I hope others will write about her later work, about its glorious sprawl and conviction and energy, as well as about The Descent of Alette, the first Notley I read and a book that changed my writing and so many other poets’ writing. A powerful woman-centered epic, Alette is a tale of woman vs. tyrant set on the New York subway, a katabsis—truly—for our times. I also hope others will write about what she gave us as a thinker of poetry, too: Alice Notley theorized one version of the most important and useful terms—“disobedience”—that poets have.

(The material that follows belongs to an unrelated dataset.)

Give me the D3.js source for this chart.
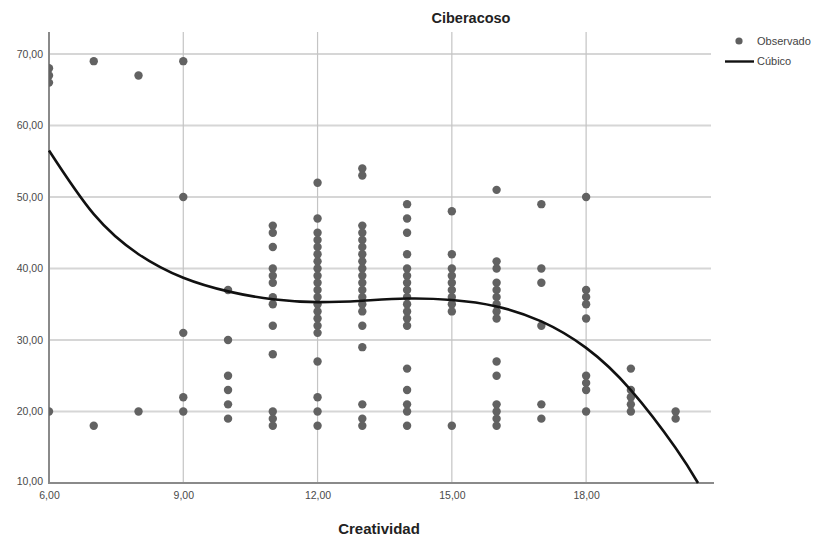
<!DOCTYPE html>
<html>
<head>
<meta charset="utf-8">
<script src="https://cdn.jsdelivr.net/npm/d3@7"></script>
<style>
  body { margin: 0; background: #fff; }
  svg { display: block; font-family: Arial, "Liberation Sans", sans-serif; }
</style>
</head>
<body>
<svg id="chart" width="827" height="541"></svg>
<script>
// ---- data ----
const xTicks = [6, 9, 12, 15, 18];
const yTicks = [10, 20, 30, 40, 50, 60, 70];
// observed values: each entry = [creatividad, list of ciberacoso values]
const obsX = [6, 7, 8, 9, 10, 11, 12, 13, 14, 15, 16, 17, 18, 19, 20];
const obsY = [
  [68, 67, 66, 20],
  [69, 18],
  [67, 20],
  [69, 50, 31, 22, 20],
  [37, 30, 25, 23, 21, 19],
  [46, 45, 43, 40, 39, 38, 36, 35, 32, 28, 20, 19, 18],
  [52, 47, 45, 44, 43, 42, 41, 40, 39, 38, 37, 36, 35, 34, 33, 32, 31, 27, 22, 20, 18],
  [54, 53, 46, 45, 44, 43, 42, 41, 40, 39, 38, 37, 36, 35, 34, 32, 29, 21, 19, 18],
  [49, 47, 45, 42, 40, 39, 38, 37, 36, 35, 34, 33, 32, 26, 23, 21, 20, 18],
  [48, 42, 40, 39, 38, 37, 36, 35, 34, 18],
  [51, 41, 40, 38, 37, 36, 35, 34, 33, 27, 25, 21, 20, 19, 18],
  [49, 40, 38, 32, 21, 19],
  [50, 37, 36, 35, 33, 25, 24, 23, 20],
  [26, 23, 22, 21, 20],
  [20, 19]
];
// cubic fit line
const fitX = [6, 7, 8, 9, 10, 11, 12, 13, 14, 15, 16, 17, 18, 19, 20, 20.5];
const fitY = [56.5, 47.6, 42.0, 38.7, 36.8, 35.7, 35.3, 35.5, 35.8, 35.6, 34.7, 32.6, 28.9, 23.0, 14.9, 10];

const seriesNames = ["Observado", "Cúbico"];
const chartTitle = "Ciberacoso";
const xTitle = "Creatividad";

// ---- layout ----
const svg = d3.select("#chart");
const L = 49, R = 711, T = 32, B = 483;
const x = d3.scaleLinear().domain([6, 20.79]).range([L, R]);
const y = d3.scaleLinear().domain([10, 73.08]).range([B, T]);
const fmt = v => d3.format(".2f")(v).replace(".", ",");

svg.append("defs").append("clipPath").attr("id", "clip")
  .append("rect").attr("x", L).attr("y", T - 10).attr("width", R - L + 10).attr("height", B - T + 10);

// grid
const grid = svg.append("g");
grid.selectAll("line.h").data(yTicks.filter(d => d > 10)).join("line")
  .attr("x1", L).attr("x2", R).attr("y1", d => y(d)).attr("y2", d => y(d))
  .attr("stroke", "#d6d6d6").attr("stroke-width", 2);
grid.selectAll("line.v").data(xTicks.filter(d => d > 6)).join("line")
  .attr("x1", d => x(d)).attr("x2", d => x(d)).attr("y1", T).attr("y2", B)
  .attr("stroke", "#c4c4c4").attr("stroke-width", 1.2);

// axes
const yAxis = d3.axisLeft(y).tickValues(yTicks).tickFormat(fmt).tickSize(0).tickPadding(6);
const gy = svg.append("g").attr("transform", `translate(${L},0)`).call(yAxis);
gy.select(".domain").remove();
gy.selectAll("text").attr("fill", "#4a4a4a").style("font-size", "10.5px");
gy.selectAll(".tick").filter(d => d === 10).select("text").attr("dy", "0.1em");

const xAxis = d3.axisBottom(x).tickValues(xTicks).tickFormat(fmt).tickSize(0).tickPadding(9);
const gx = svg.append("g").attr("transform", `translate(0,${B})`).call(xAxis);
gx.select(".domain").remove();
gx.selectAll("text").attr("fill", "#4a4a4a").style("font-size", "10.5px");

svg.append("line").attr("x1", L).attr("x2", L).attr("y1", T).attr("y2", B + 1)
  .attr("stroke", "#8a8a8a").attr("stroke-width", 2);
svg.append("line").attr("x1", L).attr("x2", R + 3).attr("y1", B).attr("y2", B)
  .attr("stroke", "#8a8a8a").attr("stroke-width", 2);

// points
const pts = [];
obsX.forEach((xv, i) => obsY[i].forEach(yv => pts.push([xv, yv])));
svg.append("g").attr("clip-path", "url(#clip)")
  .selectAll("circle").data(pts).join("circle")
  .attr("cx", d => x(d[0])).attr("cy", d => y(d[1])).attr("r", 4.2)
  .attr("fill", "#626262");

// cubic line
const line = d3.line().x(d => x(d[0])).y(d => y(d[1])).curve(d3.curveNatural);
svg.append("path").datum(fitX.map((v, i) => [v, fitY[i]]))
  .attr("d", line).attr("fill", "none").attr("stroke", "#111").attr("stroke-width", 2.6);

// titles
svg.append("text").attr("x", 471).attr("y", 23).attr("text-anchor", "middle")
  .style("font-size", "14.5px").style("font-weight", "bold").attr("fill", "#222").text(chartTitle);
svg.append("text").attr("x", 379).attr("y", 534).attr("text-anchor", "middle")
  .style("font-size", "15px").style("font-weight", "bold").attr("fill", "#222").text(xTitle);

// legend
const lg = svg.append("g");
lg.append("circle").attr("cx", 739).attr("cy", 41).attr("r", 3.6).attr("fill", "#5f5f5f");
lg.append("text").attr("x", 757).attr("y", 45).style("font-size", "11px").attr("fill", "#444").text(seriesNames[0]);
lg.append("line").attr("x1", 725).attr("x2", 754).attr("y1", 61.5).attr("y2", 61.5)
  .attr("stroke", "#111").attr("stroke-width", 2.4);
lg.append("text").attr("x", 757).attr("y", 65).style("font-size", "11px").attr("fill", "#444").text(seriesNames[1]);
</script>
</body>
</html>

My favorite Notley, though, and it’s all one Notley, after all, is the Notley of the 1980s. This is Notley in the thick of child-raising, with two young sons in New York, where it seems always to be cold and there is not enough money. The 1981 book Waltzing Matilda does it best. The book dramatizes Notley’s range, her pure transcendent spooky vatic powers on the one hand, and her humor and the ordinary-ness of her poetics on the other, staging a dialogue between “anonymous,” a poet and wife and mother dealing with things like marital quibbles and sick kids, and “The Adviser,” a wise if slightly distracted voice from elsewhere. The poem has some of my favorite writing in all of, well, writing. If I had to pick a wisdom to live by, it might be this wisdom—the wisdom that says that life is right here, that the world is shitty but that ordinary existence is good, that these might be the only truths, and to get back to work already:
So what if you’re obsessed? So what? The wind is beating at the windows & it’s cold & trying to tell the truth is boring when there are only two possible truths to tell: A) that your life is subject to the manipulations of the rich & powerful & acquisitive & the interferences of the mannersless & suspicious & judgmental & desperate B) that you are this minute catching yourself at aging, loving, baby-sitting, being vain, washing the dishes, being complex, etc. Now I suppose you’re asking why B) is boring. It isn’t except when you can’t tell it because there is too much of A) going on in your life. So buy yourself a Fischer-Price Activity Center, some glue & scissors etc. & get on with it all.
Alice Notley, rest in power and in peace. Thank you.